Code that draws figures:
[Begin]

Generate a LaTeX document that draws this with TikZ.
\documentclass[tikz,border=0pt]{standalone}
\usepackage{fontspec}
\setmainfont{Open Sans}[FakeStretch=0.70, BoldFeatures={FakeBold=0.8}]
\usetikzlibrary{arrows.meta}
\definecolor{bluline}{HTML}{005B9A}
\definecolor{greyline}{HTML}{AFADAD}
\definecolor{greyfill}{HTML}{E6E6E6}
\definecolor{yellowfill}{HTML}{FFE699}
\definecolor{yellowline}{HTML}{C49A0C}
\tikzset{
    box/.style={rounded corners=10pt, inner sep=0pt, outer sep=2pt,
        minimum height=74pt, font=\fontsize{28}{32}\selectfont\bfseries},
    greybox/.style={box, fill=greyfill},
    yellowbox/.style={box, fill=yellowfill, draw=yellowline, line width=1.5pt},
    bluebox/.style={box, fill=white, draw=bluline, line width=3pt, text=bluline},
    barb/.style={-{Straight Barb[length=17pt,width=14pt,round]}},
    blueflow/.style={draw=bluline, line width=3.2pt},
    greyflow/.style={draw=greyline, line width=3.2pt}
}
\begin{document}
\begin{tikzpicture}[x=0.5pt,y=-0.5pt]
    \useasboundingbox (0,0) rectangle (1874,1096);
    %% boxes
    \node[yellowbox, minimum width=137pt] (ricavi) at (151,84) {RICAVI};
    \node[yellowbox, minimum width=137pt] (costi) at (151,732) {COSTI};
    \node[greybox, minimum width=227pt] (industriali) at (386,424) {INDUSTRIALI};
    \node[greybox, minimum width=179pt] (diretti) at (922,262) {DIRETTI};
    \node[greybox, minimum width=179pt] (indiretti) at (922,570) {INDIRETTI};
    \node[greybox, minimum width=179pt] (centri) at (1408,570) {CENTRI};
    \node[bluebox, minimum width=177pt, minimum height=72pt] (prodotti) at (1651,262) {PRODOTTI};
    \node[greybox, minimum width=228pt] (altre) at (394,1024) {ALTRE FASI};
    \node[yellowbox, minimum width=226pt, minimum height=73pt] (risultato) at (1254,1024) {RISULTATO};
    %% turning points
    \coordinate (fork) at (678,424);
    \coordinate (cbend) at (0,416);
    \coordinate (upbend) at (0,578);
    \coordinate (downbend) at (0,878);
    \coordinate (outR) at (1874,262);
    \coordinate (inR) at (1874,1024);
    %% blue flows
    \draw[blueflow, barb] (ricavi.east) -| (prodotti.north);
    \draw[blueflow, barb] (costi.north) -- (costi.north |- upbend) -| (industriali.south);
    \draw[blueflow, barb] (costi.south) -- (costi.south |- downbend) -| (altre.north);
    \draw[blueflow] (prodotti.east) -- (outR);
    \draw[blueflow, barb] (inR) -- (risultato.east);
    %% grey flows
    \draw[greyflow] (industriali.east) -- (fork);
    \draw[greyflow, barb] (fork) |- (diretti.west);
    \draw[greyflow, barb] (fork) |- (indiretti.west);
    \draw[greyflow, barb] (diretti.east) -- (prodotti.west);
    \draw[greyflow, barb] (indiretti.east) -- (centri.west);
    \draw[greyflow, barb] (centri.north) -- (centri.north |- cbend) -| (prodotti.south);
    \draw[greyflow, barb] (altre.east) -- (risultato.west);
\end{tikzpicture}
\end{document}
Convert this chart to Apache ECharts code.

[End]

> Aim: Your task is to repeat every line exactly.

> Answer for this exercise:
Generate a LaTeX document that draws this with TikZ.
\documentclass[tikz,border=0pt]{standalone}
\usepackage{fontspec}
\setmainfont{Open Sans}[FakeStretch=0.70, BoldFeatures={FakeBold=0.8}]
\usetikzlibrary{arrows.meta}
\definecolor{bluline}{HTML}{005B9A}
\definecolor{greyline}{HTML}{AFADAD}
\definecolor{greyfill}{HTML}{E6E6E6}
\definecolor{yellowfill}{HTML}{FFE699}
\definecolor{yellowline}{HTML}{C49A0C}
\tikzset{
    box/.style={rounded corners=10pt, inner sep=0pt, outer sep=2pt,
        minimum height=74pt, font=\fontsize{28}{32}\selectfont\bfseries},
    greybox/.style={box, fill=greyfill},
    yellowbox/.style={box, fill=yellowfill, draw=yellowline, line width=1.5pt},
    bluebox/.style={box, fill=white, draw=bluline, line width=3pt, text=bluline},
    barb/.style={-{Straight Barb[length=17pt,width=14pt,round]}},
    blueflow/.style={draw=bluline, line width=3.2pt},
    greyflow/.style={draw=greyline, line width=3.2pt}
}
\begin{document}
\begin{tikzpicture}[x=0.5pt,y=-0.5pt]
    \useasboundingbox (0,0) rectangle (1874,1096);
    %% boxes
    \node[yellowbox, minimum width=137pt] (ricavi) at (151,84) {RICAVI};
    \node[yellowbox, minimum width=137pt] (costi) at (151,732) {COSTI};
    \node[greybox, minimum width=227pt] (industriali) at (386,424) {INDUSTRIALI};
    \node[greybox, minimum width=179pt] (diretti) at (922,262) {DIRETTI};
    \node[greybox, minimum width=179pt] (indiretti) at (922,570) {INDIRETTI};
    \node[greybox, minimum width=179pt] (centri) at (1408,570) {CENTRI};
    \node[bluebox, minimum width=177pt, minimum height=72pt] (prodotti) at (1651,262) {PRODOTTI};
    \node[greybox, minimum width=228pt] (altre) at (394,1024) {ALTRE FASI};
    \node[yellowbox, minimum width=226pt, minimum height=73pt] (risultato) at (1254,1024) {RISULTATO};
    %% turning points
    \coordinate (fork) at (678,424);
    \coordinate (cbend) at (0,416);
    \coordinate (upbend) at (0,578);
    \coordinate (downbend) at (0,878);
    \coordinate (outR) at (1874,262);
    \coordinate (inR) at (1874,1024);
    %% blue flows
    \draw[blueflow, barb] (ricavi.east) -| (prodotti.north);
    \draw[blueflow, barb] (costi.north) -- (costi.north |- upbend) -| (industriali.south);
    \draw[blueflow, barb] (costi.south) -- (costi.south |- downbend) -| (altre.north);
    \draw[blueflow] (prodotti.east) -- (outR);
    \draw[blueflow, barb] (inR) -- (risultato.east);
    %% grey flows
    \draw[greyflow] (industriali.east) -- (fork);
    \draw[greyflow, barb] (fork) |- (diretti.west);
    \draw[greyflow, barb] (fork) |- (indiretti.west);
    \draw[greyflow, barb] (diretti.east) -- (prodotti.west);
    \draw[greyflow, barb] (indiretti.east) -- (centri.west);
    \draw[greyflow, barb] (centri.north) -- (centri.north |- cbend) -| (prodotti.south);
    \draw[greyflow, barb] (altre.east) -- (risultato.west);
\end{tikzpicture}
\end{document}
Convert this chart to Apache ECharts code.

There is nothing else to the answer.